On 2/17/21 2:31 AM, Michal Privoznik wrote:
On 2/17/21 12:07 AM, John Snow wrote:
On 2/16/21 5:23 PM, Eduardo Habkost wrote:
On Tue, Jan 26, 2021 at 08:48:25AM +0100, Michal Privoznik wrote:
When management applications (like Libvirt) want to check whether
memory-backend-file.pmem is supported they can list object
properties using 'qom-list-properties'. However, 'pmem' is
declared always (and thus reported always) and only at runtime
QEMU errors out if it was built without libpmem (and thus can not
guarantee write persistence). This is suboptimal since we have
ability to declare attributes at compile time.
Resolves: https://bugzilla.redhat.com/show_bug.cgi?id=1915216
Signed-off-by: Michal Privoznik <mpriv...@redhat.com>
Reviewed-by: Daniel Henrique Barboza <danielhb...@gmail.com>
Tested-by: Daniel Henrique Barboza <danielhb...@gmail.com>
Reviewed-by: Igor Mammedov <imamm...@redhat.com>
I'm not a fan of making availability of properties conditional
(even if at compile time), but if this helps libvirt I guess it
makes sense.
Compile time might be OK, but if we want to describe everything via
QAPI eventually, we just need to be able to describe that compile-time
requisite appropriately.
Conditional at run-time is I think the thing that absolutely has to go
wherever it surfaces.
I'm open for discussion. How do you think libvirt (or any other mgmt
tool/user) should inspect whether given feature is available?
What libvirt currently does it issues 'qom-list-properties' with
'typename=memory-backend-file' and inspects whether pmem attribute is
available. Is 'qom-list' preferred?
CCing John, who has been thinking a lot about these questions.

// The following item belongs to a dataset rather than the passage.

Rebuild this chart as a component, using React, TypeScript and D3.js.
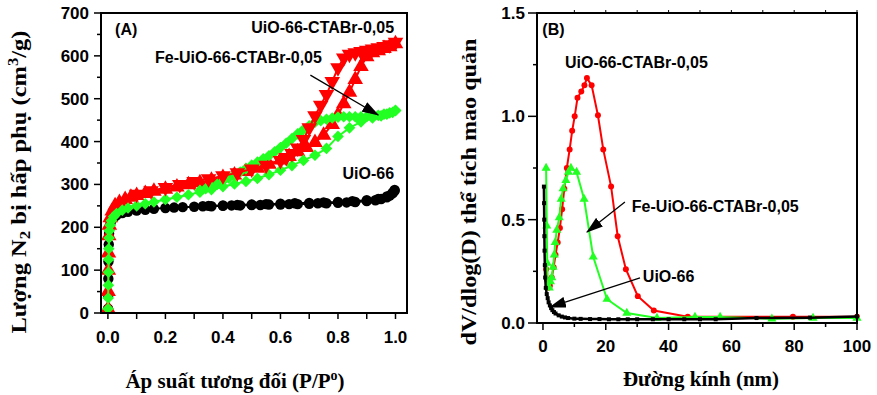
import * as d3 from 'd3';

type Pt = [number, number];

// Panel A: N2 isotherms (P/P0, cm3/g)
const uioAds: Pt[] = [
  [0.0005, 10], [0.001, 40], [0.0015, 80], [0.002, 120], [0.003, 160], [0.004, 185], [0.006, 200],
  [0.01, 212], [0.02, 222], [0.03, 228], [0.05, 233], [0.07, 236], [0.1, 239], [0.13, 241],
  [0.16, 243], [0.2, 245], [0.23, 246], [0.26, 247], [0.3, 248], [0.33, 249], [0.36, 249],
  [0.4, 250], [0.43, 251], [0.46, 251], [0.5, 252], [0.53, 252], [0.56, 253], [0.6, 253],
  [0.63, 254], [0.66, 254], [0.7, 255], [0.73, 256], [0.76, 256], [0.8, 257], [0.83, 258],
  [0.86, 259], [0.9, 261], [0.93, 263], [0.95, 266], [0.97, 270], [0.98, 274], [0.99, 279], [0.997, 285],
];
const uioDes: Pt[] = [
  [0.997, 287], [0.99, 281], [0.97, 272], [0.94, 266], [0.9, 263], [0.85, 261], [0.8, 259],
  [0.75, 258], [0.7, 257], [0.65, 256], [0.6, 255], [0.55, 254], [0.5, 253], [0.45, 252],
  [0.4, 251], [0.35, 250],
];
const ctabAds: Pt[] = [
  [0.0005, 10], [0.001, 50], [0.0015, 100], [0.002, 140], [0.003, 180], [0.005, 205], [0.008, 222],
  [0.015, 238], [0.025, 250], [0.04, 258], [0.06, 265], [0.08, 270], [0.1, 274], [0.13, 279],
  [0.16, 284], [0.2, 289], [0.24, 294], [0.28, 299], [0.32, 304], [0.36, 310], [0.4, 316],
  [0.44, 322], [0.48, 330], [0.52, 338], [0.56, 347], [0.6, 357], [0.63, 365], [0.66, 376],
  [0.69, 386], [0.72, 398], [0.75, 415], [0.78, 440], [0.8, 462], [0.82, 488], [0.84, 515],
  [0.86, 545], [0.88, 575], [0.9, 598], [0.92, 607], [0.94, 612], [0.96, 617], [0.98, 621], [1.0, 628],
];
const ctabDes: Pt[] = [
  [1.0, 632], [0.98, 626], [0.96, 622], [0.94, 619], [0.92, 616], [0.9, 613], [0.88, 610],
  [0.86, 607], [0.84, 604], [0.82, 595], [0.8, 572], [0.78, 540], [0.76, 510], [0.74, 485],
  [0.72, 460], [0.7, 432], [0.68, 405], [0.66, 385], [0.64, 372], [0.62, 363], [0.6, 356],
  [0.55, 345], [0.5, 336], [0.45, 327], [0.4, 320], [0.35, 313], [0.3, 307], [0.25, 300],
  [0.2, 293], [0.15, 285], [0.1, 277],
];
const feAds: Pt[] = [
  [0.0005, 10], [0.001, 35], [0.0015, 65], [0.002, 95], [0.0025, 125], [0.003, 150], [0.004, 175],
  [0.005, 192], [0.008, 205], [0.012, 215], [0.02, 225], [0.03, 232], [0.05, 240], [0.07, 245],
  [0.1, 250], [0.13, 255], [0.16, 259], [0.2, 265], [0.24, 270], [0.28, 276], [0.32, 282],
  [0.36, 288], [0.4, 295], [0.44, 301], [0.48, 307], [0.52, 314], [0.56, 323], [0.6, 333],
  [0.64, 344], [0.68, 356], [0.72, 368], [0.76, 384], [0.8, 412], [0.84, 432], [0.88, 446],
  [0.92, 455], [0.95, 460], [0.97, 464], [0.99, 468], [1.0, 472],
];
const feDes: Pt[] = [
  [1.0, 473], [0.98, 467], [0.96, 464], [0.94, 461], [0.92, 459], [0.9, 458], [0.88, 458],
  [0.86, 458], [0.84, 458], [0.82, 458], [0.8, 457], [0.78, 455], [0.76, 452], [0.74, 449],
  [0.72, 445], [0.7, 437], [0.68, 428], [0.66, 418], [0.64, 407], [0.62, 396], [0.6, 386],
  [0.58, 376], [0.56, 367], [0.54, 360], [0.52, 352], [0.5, 345], [0.48, 337], [0.46, 329],
  [0.44, 322], [0.42, 315], [0.4, 308], [0.38, 300], [0.36, 294], [0.34, 290], [0.32, 286],
];

// Panel B: pore size distribution (nm, dV/dlogD)
const psdCtab: Pt[] = [
  [1.0, 0.26], [1.3, 0.21], [1.7, 0.17], [2.2, 0.18], [2.8, 0.22], [3.4, 0.27], [4.0, 0.33],
  [4.7, 0.39], [5.4, 0.46], [6.1, 0.55], [6.8, 0.65], [7.6, 0.75], [8.5, 0.84], [9.3, 0.93],
  [10.1, 1.0], [11.0, 1.09], [12.2, 1.12], [13.2, 1.15], [14.0, 1.185], [15.5, 1.15],
  [17.5, 1.005], [19.2, 0.84], [21.7, 0.66], [23.8, 0.42], [26.4, 0.26], [30.2, 0.13],
  [35.3, 0.06], [46.1, 0.03], [79.6, 0.03], [100, 0.03],
];
const psdFe: Pt[] = [
  [1.0, 0.75], [1.2, 0.47], [1.35, 0.29], [1.6, 0.18], [2.0, 0.17], [2.4, 0.2], [2.8, 0.22],
  [3.2, 0.27], [3.6, 0.33], [3.9, 0.39], [4.4, 0.45], [5.2, 0.51], [5.8, 0.6], [6.4, 0.65],
  [7.3, 0.69], [8.1, 0.73], [8.9, 0.75], [10.7, 0.73], [13.1, 0.6], [16.0, 0.32], [20.4, 0.115],
  [26.7, 0.048], [36.3, 0.024], [48.4, 0.029], [56.4, 0.029], [72.9, 0.02], [86, 0.024], [100, 0.024],
];
const psdUio: Pt[] = [
  [0.3, 0.66], [0.35, 0.58], [0.4, 0.5], [0.45, 0.42], [0.5, 0.35], [0.6, 0.28], [0.7, 0.22],
  [0.9, 0.17], [1.2, 0.14], [1.5, 0.12], [1.8, 0.1], [2.2, 0.085], [2.6, 0.072], [3.0, 0.062],
  [3.5, 0.053], [4.0, 0.046], [5, 0.037], [6, 0.031], [7, 0.027], [8, 0.024], [10, 0.021],
  [12, 0.02], [15, 0.019], [18, 0.019], [21, 0.018], [24, 0.018], [27, 0.018], [30, 0.018],
  [35, 0.018], [40, 0.018], [45, 0.018], [50, 0.018], [55, 0.018], [68, 0.024], [85, 0.026], [100, 0.032],
];

const ticksA_x = [0, 0.2, 0.4, 0.6, 0.8, 1.0];
const ticksA_y = [0, 100, 200, 300, 400, 500, 600, 700];
const ticksB_x = [0, 20, 40, 60, 80, 100];
const ticksB_y = [0, 0.5, 1.0, 1.5];

const RED = '#ff0000';
const GREEN = '#22ff22';
const SANS = '"Liberation Sans", Arial, sans-serif';
const SERIF = '"Liberation Serif", "Times New Roman", serif';

const xA = d3.scaleLinear().domain([-0.024, 1.04]).range([101, 407]);
const yA = d3.scaleLinear().domain([0, 700]).range([313, 13]);
const xB = d3.scaleLinear().domain([-1.9, 100]).range([537, 857]);
const yB = d3.scaleLinear().domain([0, 1.5]).range([323, 13]);

type Scale = d3.ScaleLinear<number, number>;

function Series({ data, x, y, color, shape, size, width, rotate = 0 }: {
  data: Pt[]; x: Scale; y: Scale; color: string; shape: d3.SymbolType; size: number; width: number; rotate?: number;
}) {
  const line = d3.line<Pt>().x((d) => x(d[0])).y((d) => y(d[1]));
  const sym = d3.symbol().type(shape).size(size)()!;
  return (
    <g>
      <path d={line(data)!} fill="none" stroke={color} strokeWidth={width} />
      {data.map((d, i) => (
        <path key={i} d={sym} fill={color} transform={`translate(${x(d[0])},${y(d[1])}) rotate(${rotate})`} />
      ))}
    </g>
  );
}

function Frame({ x, y }: { x: Scale; y: Scale }) {
  const [x0, x1] = x.range();
  const [y0, y1] = y.range();
  return <rect x={x0} y={y1} width={x1 - x0} height={y0 - y1} fill="none" stroke="#000" strokeWidth={2} />;
}

function Arrow({ from, to, x, y }: { from: Pt; to: Pt; x: Scale; y: Scale }) {
  return (
    <line x1={x(from[0])} y1={y(from[1])} x2={x(to[0])} y2={y(to[1])} stroke="#000" strokeWidth={1.3} markerEnd="url(#ah)" />
  );
}

export default function App() {
  const yA0 = yA.range()[0];
  const yB0 = yB.range()[0];
  const xAl = xA.range()[0];
  const xBl = xB.range()[0];
  const minorAx = d3.range(0, 1.001, 0.1);
  const minorAy = d3.range(50, 700, 100);
  const minorBx = d3.range(10, 100, 20);
  const minorBy = [0.25, 0.75, 1.25];
  const topBx = d3.range(10, 100.1, 10);

  return (
    <svg width={877} height={395} style={{ position: 'absolute', left: 0, top: 0, background: '#fff' }}>
      <defs>
        <marker id="ah" markerUnits="userSpaceOnUse" markerWidth={17} markerHeight={11} refX={16} refY={5.5} orient="auto">
          <path d="M0,0 L17,5.5 L0,11 Z" fill="#000" />
        </marker>
      </defs>

      {/* Panel A */}
      <g fontFamily={SANS} fontWeight="bold" fontSize={17}>
        {minorAx.map((t, i) => (
          <line key={i} x1={xA(t)} x2={xA(t)} y1={yA0} y2={yA0 + 6} stroke="#000" strokeWidth={1.5} />
        ))}
        {ticksA_x.map((t) => (
          <text key={t} x={xA(t)} y={343} textAnchor="middle">{t.toFixed(1)}</text>
        ))}
        {ticksA_y.map((t) => (
          <g key={t}>
            <line x1={xAl - 7} x2={xAl} y1={yA(t)} y2={yA(t)} stroke="#000" strokeWidth={1.5} />
            <text x={xAl - 12} y={yA(t) + 6} textAnchor="end">{t}</text>
          </g>
        ))}
        {minorAy.map((t) => (
          <line key={t} x1={xAl - 4} x2={xAl} y1={yA(t)} y2={yA(t)} stroke="#000" strokeWidth={1.5} />
        ))}
      </g>
      <Series data={uioDes} x={xA} y={yA} color="#000" shape={d3.symbolCircle} size={85} width={2} />
      <Series data={uioAds} x={xA} y={yA} color="#000" shape={d3.symbolCircle} size={85} width={2} />
      <Series data={ctabAds} x={xA} y={yA} color={RED} shape={d3.symbolTriangle} size={105} width={2} />
      <Series data={feDes} x={xA} y={yA} color={GREEN} shape={d3.symbolSquare} size={68} width={2} rotate={45} />
      <Series data={feAds} x={xA} y={yA} color={GREEN} shape={d3.symbolSquare} size={68} width={2} rotate={45} />
      <Series data={ctabDes} x={xA} y={yA} color={RED} shape={d3.symbolTriangle} size={105} width={2} rotate={180} />
      <Frame x={xA} y={yA} />
      <g fontFamily={SANS} fontWeight="bold" fontSize={16}>
        <text x={xA(0.025)} y={yA(648)}>(A)</text>
        <text x={xA(0.995)} y={yA(653)} textAnchor="end">UiO-66-CTABr-0,05</text>
        <text x={xA(0.164)} y={yA(584)}>Fe-UiO-66-CTABr-0,05</text>
        <text x={xA(0.995)} y={yA(312)} textAnchor="end">UiO-66</text>
      </g>
      <Arrow from={[0.704, 555]} to={[0.94, 462]} x={xA} y={yA} />
      <g fontFamily={SERIF} fontWeight="bold" fontSize={21}>
        <text x={235} y={388} textAnchor="middle">
          Áp suất tương đối (P/P<tspan dy={-8} fontSize={14}>o</tspan><tspan dy={8}>)</tspan>
        </text>
        <text transform="translate(26,182) rotate(-90)" textAnchor="middle" fontSize={22} textLength={303} lengthAdjust="spacingAndGlyphs">
          Lượng N<tspan dy={4} fontSize={15}>2</tspan><tspan dy={-4}> bị hấp phụ (cm</tspan>
          <tspan dy={-8} fontSize={15}>3</tspan><tspan dy={8}>/g)</tspan>
        </text>
      </g>

      {/* Panel B */}
      <g fontFamily={SANS} fontWeight="bold" fontSize={17}>
        {ticksB_x.map((t) => (
          <g key={t}>
            <line x1={xB(t)} x2={xB(t)} y1={yB0} y2={yB0 + 7} stroke="#000" strokeWidth={1.5} />
            <text x={xB(t)} y={352} textAnchor="middle">{t}</text>
          </g>
        ))}
        {minorBx.map((t) => (
          <line key={t} x1={xB(t)} x2={xB(t)} y1={yB0} y2={yB0 + 4} stroke="#000" strokeWidth={1.5} />
        ))}
        {topBx.map((t) => (
          <line key={t} x1={xB(t)} x2={xB(t)} y1={yB.range()[1]} y2={yB.range()[1] - 3} stroke="#000" strokeWidth={1} />
        ))}
        {ticksB_y.map((t) => (
          <g key={t}>
            <line x1={xBl - 9} x2={xBl} y1={yB(t)} y2={yB(t)} stroke="#000" strokeWidth={1.5} />
            <text x={xBl - 12} y={yB(t) + 6} textAnchor="end">{t.toFixed(1)}</text>
          </g>
        ))}
        {minorBy.map((t) => (
          <line key={t} x1={xBl - 4} x2={xBl} y1={yB(t)} y2={yB(t)} stroke="#000" strokeWidth={1.5} />
        ))}
      </g>
      <Series data={psdCtab} x={xB} y={yB} color={RED} shape={d3.symbolCircle} size={28} width={2} />
      <Series data={psdFe} x={xB} y={yB} color={GREEN} shape={d3.symbolTriangle} size={36} width={2} />
      <Series data={psdUio} x={xB} y={yB} color="#000" shape={d3.symbolSquare} size={16} width={2.5} />
      <Frame x={xB} y={yB} />
      <g fontFamily={SANS} fontWeight="bold" fontSize={16}>
        <text x={xB(-0.2)} y={yB(1.395)}>(B)</text>
        <text x={xB(7.0)} y={yB(1.232)}>UiO-66-CTABr-0,05</text>
        <text x={xB(28.3)} y={yB(0.537)}>Fe-UiO-66-CTABr-0,05</text>
        <text x={xB(31.8)} y={yB(0.198)}>UiO-66</text>
      </g>
      <Arrow from={[26.1, 0.585]} to={[14.0, 0.44]} x={xB} y={yB} />
      <Arrow from={[30.9, 0.218]} to={[2.2, 0.077]} x={xB} y={yB} />
      <g fontFamily={SERIF} fontWeight="bold" fontSize={21}>
        <text x={701} y={386} textAnchor="middle">Đường kính (nm)</text>
        <text transform="translate(476,192) rotate(-90)" textAnchor="middle" fontSize={22} textLength={307} lengthAdjust="spacingAndGlyphs">
          dV/dlog(D) thể tích mao quản
        </text>
      </g>
    </svg>
  );
}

Thanks for the heads up. Good reminder that libvirt uses the existence
of properties as a bellwether for feature support. I don't think I
like that idea, but I like breaking libvirt even less.
That was at hand solution. If libvirt's not doing it right, I'm happy to
make things better.
Michal
No, libvirt is doing it exactly correct. QAPI/QMP was designed exactly
in this way with exactly this use-case in mind.
(So far as I understand it.)
My concerns that may have guided some patches by Eduardo that might have
caused problems for you relate to my ability to publish an SDK for
generic builds of QEMU, where if-conditionals that actually compile
fields out of certain data structures can be difficult to deal with at
static analysis time.
Until we connect to the server, we don't know if type FooStruct has
field XYZ or not. Generally the way you handle this is by always having
that field in the SDK and erroring out at runtime if for some reason it
is not supportable.
In the long term, we want to (I think) bridge the data gap between QOM
and QAPI and provide a unified set of types that we can use to construct
a "QEMU Config File" that can be validated statically against, say,
"qemu 6.0."
In this scenario, I have some nebulous but not necessarily meticulously
reasoned out concerns about compile-time conditional fields. In this
scenario, using the presence or absence of a field in a data type
becomes a poor way to do feature detection.
QMP offers the "features" flag for certain commands where we use the
presence or absence of that flag as the introspection data in order to
determine behavior. Going forward, I suspect I will push for
representing formerly-compile-time flags as runtime introspection
feature flags instead.
...But that's stuff that isn't here now, so just keep doing what you've
been doing, and I will take careful notice not to break that kind of
introspection without a well-advertised alternative.
Especially right now, QOM stuff isn't in QAPI, so we don't have those
kind of feature flags at all, so I think there really isn't another way
at all, short of adding more capabilities and complexity to the existing
introspection stuff, which I don't think we'd do.